>> BEGIN

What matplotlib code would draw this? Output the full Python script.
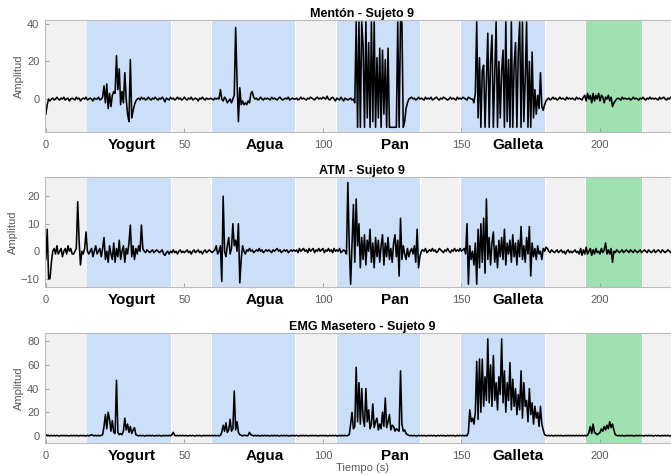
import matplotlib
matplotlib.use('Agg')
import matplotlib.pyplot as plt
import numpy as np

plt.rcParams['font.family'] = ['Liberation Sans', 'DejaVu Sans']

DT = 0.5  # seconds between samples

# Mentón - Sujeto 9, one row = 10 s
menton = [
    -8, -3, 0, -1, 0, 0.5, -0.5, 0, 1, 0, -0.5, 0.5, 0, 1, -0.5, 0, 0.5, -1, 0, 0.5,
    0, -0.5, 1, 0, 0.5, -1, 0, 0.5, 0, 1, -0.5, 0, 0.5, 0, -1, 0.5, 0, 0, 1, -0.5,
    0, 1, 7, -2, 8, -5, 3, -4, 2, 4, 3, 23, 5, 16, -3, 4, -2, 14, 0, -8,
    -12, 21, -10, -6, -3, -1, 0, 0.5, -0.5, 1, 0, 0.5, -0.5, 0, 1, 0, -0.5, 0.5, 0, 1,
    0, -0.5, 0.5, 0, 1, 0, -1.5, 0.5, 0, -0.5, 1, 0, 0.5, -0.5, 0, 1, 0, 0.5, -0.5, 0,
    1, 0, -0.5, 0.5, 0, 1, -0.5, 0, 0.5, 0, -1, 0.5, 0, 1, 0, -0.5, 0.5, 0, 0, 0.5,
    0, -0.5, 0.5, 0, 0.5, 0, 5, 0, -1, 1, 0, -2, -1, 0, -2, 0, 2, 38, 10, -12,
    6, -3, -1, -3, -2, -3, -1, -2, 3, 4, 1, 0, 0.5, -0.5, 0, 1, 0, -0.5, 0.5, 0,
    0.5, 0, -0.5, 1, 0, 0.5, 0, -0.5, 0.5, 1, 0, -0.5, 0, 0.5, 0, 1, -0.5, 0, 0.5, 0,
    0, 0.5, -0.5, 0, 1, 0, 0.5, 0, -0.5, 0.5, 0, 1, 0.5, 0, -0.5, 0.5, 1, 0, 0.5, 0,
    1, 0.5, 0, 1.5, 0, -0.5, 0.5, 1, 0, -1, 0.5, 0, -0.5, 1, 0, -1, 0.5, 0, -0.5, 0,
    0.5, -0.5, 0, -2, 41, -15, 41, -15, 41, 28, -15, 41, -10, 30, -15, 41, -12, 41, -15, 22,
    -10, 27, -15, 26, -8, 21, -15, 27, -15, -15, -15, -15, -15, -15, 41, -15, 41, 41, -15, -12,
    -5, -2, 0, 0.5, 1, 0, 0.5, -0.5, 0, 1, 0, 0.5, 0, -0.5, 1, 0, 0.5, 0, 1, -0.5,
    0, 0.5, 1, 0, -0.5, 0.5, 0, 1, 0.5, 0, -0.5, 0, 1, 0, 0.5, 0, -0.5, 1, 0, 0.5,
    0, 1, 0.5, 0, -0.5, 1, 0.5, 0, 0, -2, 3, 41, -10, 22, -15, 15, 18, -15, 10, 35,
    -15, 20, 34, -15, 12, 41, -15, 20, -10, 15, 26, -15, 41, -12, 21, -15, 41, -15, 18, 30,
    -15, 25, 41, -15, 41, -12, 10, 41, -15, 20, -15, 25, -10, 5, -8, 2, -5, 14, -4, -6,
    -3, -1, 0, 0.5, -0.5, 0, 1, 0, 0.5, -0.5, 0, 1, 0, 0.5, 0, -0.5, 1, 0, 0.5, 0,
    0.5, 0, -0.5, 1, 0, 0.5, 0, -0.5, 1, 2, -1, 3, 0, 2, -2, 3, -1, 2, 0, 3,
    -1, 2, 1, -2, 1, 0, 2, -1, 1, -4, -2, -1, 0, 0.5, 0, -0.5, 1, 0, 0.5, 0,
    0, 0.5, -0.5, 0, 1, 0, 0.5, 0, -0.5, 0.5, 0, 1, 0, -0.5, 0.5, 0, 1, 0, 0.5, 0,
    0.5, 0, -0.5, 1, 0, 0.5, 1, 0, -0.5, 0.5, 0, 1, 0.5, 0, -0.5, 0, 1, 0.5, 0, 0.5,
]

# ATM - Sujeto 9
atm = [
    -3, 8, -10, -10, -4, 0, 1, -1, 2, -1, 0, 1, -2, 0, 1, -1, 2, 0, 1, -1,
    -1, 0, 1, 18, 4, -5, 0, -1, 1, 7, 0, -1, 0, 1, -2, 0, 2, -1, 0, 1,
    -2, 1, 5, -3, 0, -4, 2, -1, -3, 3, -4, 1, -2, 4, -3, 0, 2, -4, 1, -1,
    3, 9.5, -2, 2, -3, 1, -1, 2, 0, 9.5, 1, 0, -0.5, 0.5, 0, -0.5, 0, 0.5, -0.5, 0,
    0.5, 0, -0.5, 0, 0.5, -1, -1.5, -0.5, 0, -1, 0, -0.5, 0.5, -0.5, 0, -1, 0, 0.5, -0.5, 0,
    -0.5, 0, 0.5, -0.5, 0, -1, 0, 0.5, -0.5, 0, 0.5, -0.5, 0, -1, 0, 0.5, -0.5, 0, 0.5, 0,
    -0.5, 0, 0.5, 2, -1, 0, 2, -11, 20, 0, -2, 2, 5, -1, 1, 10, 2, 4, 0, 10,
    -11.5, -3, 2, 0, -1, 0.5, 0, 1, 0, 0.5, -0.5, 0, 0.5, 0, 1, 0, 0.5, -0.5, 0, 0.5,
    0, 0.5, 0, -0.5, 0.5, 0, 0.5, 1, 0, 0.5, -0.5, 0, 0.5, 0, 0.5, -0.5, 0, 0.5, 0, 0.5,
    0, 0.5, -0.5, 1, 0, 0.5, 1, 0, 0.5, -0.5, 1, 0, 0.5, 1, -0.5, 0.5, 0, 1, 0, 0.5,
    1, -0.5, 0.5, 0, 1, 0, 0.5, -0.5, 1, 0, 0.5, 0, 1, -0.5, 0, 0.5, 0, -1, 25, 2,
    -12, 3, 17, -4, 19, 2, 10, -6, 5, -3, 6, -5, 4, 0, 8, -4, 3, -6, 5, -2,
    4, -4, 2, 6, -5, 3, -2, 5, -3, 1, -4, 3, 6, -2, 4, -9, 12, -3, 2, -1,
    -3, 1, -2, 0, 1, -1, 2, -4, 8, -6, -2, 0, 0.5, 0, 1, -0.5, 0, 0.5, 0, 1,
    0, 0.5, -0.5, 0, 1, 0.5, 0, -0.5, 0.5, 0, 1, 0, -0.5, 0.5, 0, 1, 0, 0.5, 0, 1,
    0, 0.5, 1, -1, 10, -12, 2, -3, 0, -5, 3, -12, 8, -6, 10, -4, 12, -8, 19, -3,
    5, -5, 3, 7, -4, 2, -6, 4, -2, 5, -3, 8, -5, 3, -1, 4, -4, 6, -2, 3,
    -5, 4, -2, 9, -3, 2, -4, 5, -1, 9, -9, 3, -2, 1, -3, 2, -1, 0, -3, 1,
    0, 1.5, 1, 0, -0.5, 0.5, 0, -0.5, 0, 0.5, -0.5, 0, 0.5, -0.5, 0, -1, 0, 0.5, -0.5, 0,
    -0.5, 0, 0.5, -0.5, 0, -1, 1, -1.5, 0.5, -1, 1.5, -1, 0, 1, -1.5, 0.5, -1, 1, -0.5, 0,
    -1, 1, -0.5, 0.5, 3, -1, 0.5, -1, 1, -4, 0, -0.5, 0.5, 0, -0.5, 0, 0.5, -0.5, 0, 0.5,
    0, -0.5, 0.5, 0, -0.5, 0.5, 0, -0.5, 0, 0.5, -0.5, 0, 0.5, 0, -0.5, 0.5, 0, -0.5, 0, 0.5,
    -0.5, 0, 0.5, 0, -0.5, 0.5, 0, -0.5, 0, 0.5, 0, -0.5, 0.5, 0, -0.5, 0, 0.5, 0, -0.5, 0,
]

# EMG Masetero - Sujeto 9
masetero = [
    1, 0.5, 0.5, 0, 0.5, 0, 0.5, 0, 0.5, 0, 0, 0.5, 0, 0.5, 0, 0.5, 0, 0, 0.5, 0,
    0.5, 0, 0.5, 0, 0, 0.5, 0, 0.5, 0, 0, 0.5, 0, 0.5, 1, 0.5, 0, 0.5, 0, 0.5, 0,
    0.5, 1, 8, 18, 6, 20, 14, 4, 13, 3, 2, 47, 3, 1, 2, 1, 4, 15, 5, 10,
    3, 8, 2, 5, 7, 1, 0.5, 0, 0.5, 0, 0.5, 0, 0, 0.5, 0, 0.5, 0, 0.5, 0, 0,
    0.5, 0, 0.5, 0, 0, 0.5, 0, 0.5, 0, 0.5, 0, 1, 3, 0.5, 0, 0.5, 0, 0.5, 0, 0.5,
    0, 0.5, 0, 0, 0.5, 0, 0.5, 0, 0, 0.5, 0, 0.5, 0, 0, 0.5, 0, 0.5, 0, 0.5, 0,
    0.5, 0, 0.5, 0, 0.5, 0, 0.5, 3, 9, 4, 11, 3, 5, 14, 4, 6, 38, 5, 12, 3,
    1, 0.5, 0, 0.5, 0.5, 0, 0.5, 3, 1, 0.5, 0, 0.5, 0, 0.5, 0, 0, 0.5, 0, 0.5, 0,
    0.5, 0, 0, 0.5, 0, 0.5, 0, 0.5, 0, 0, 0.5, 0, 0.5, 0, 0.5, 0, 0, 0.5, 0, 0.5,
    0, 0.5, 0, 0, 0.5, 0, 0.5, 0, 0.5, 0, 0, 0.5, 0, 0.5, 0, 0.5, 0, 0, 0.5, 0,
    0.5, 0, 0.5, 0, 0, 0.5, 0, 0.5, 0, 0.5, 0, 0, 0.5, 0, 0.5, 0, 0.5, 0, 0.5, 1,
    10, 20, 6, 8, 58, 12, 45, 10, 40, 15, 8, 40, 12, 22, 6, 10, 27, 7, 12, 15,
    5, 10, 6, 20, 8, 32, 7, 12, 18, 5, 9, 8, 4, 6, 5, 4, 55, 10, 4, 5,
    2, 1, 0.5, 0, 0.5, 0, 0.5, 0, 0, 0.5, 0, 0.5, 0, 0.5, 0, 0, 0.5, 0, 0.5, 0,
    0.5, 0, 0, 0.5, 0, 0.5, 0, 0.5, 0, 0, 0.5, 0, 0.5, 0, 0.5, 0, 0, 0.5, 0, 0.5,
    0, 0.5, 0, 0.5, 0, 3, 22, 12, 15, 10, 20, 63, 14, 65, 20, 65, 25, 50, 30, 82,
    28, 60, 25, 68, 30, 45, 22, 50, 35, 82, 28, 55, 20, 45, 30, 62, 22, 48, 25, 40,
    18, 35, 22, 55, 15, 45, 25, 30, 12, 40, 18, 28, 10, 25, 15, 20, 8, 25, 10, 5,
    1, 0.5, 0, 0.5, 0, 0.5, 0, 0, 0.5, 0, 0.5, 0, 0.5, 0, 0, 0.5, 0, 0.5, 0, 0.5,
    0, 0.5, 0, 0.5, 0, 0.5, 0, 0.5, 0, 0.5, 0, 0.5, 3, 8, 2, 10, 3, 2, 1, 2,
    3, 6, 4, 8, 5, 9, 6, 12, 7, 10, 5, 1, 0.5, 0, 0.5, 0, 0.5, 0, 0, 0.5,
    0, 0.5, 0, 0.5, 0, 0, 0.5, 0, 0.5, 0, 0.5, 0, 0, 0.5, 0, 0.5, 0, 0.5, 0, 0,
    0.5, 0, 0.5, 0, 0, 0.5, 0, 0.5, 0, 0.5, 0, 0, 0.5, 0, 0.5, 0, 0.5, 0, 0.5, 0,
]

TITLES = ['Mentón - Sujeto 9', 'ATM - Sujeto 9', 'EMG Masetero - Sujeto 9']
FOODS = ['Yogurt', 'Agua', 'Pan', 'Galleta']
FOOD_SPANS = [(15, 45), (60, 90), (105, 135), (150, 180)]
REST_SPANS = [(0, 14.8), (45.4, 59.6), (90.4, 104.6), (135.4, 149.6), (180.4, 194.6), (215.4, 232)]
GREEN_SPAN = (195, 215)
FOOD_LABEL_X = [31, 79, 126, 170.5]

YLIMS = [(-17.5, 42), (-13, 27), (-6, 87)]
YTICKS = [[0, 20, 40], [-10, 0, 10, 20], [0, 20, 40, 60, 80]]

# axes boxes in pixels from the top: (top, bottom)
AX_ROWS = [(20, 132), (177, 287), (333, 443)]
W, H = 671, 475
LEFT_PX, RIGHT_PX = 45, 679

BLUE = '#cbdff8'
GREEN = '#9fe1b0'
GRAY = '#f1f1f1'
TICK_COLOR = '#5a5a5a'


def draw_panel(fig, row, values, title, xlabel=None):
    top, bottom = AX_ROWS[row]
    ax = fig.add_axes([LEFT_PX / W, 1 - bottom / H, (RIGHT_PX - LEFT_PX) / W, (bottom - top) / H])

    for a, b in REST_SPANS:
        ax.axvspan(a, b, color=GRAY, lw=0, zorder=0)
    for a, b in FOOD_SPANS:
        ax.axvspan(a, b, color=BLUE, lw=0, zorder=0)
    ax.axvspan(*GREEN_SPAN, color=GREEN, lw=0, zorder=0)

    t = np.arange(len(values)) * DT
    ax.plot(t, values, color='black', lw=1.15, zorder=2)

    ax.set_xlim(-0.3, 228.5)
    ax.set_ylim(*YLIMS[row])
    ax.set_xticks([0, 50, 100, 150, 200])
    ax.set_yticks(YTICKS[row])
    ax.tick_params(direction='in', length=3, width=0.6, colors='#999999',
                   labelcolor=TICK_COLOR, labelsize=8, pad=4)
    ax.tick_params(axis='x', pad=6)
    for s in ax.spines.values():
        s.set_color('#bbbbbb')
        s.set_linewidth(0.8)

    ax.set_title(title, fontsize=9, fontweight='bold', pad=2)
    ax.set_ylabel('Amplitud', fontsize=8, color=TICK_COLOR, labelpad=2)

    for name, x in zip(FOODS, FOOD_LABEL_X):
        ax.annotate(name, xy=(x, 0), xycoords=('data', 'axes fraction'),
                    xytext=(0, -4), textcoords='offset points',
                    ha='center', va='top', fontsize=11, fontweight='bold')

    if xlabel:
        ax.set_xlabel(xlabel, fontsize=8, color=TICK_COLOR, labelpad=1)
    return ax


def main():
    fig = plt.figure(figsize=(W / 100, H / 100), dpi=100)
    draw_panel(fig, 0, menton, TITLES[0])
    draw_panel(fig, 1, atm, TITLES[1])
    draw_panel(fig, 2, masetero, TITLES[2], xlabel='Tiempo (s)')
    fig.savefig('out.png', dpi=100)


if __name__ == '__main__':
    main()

>> END

• **WRITTEN REQUEST**
Restate the data word for word from its first line through the line with "seconds between samples", leaving out any picture along the way.

• **SOLVED EXERCISE**
What matplotlib code would draw this? Output the full Python script.
import matplotlib
matplotlib.use('Agg')
import matplotlib.pyplot as plt
import numpy as np

plt.rcParams['font.family'] = ['Liberation Sans', 'DejaVu Sans']

DT = 0.5  # seconds between samples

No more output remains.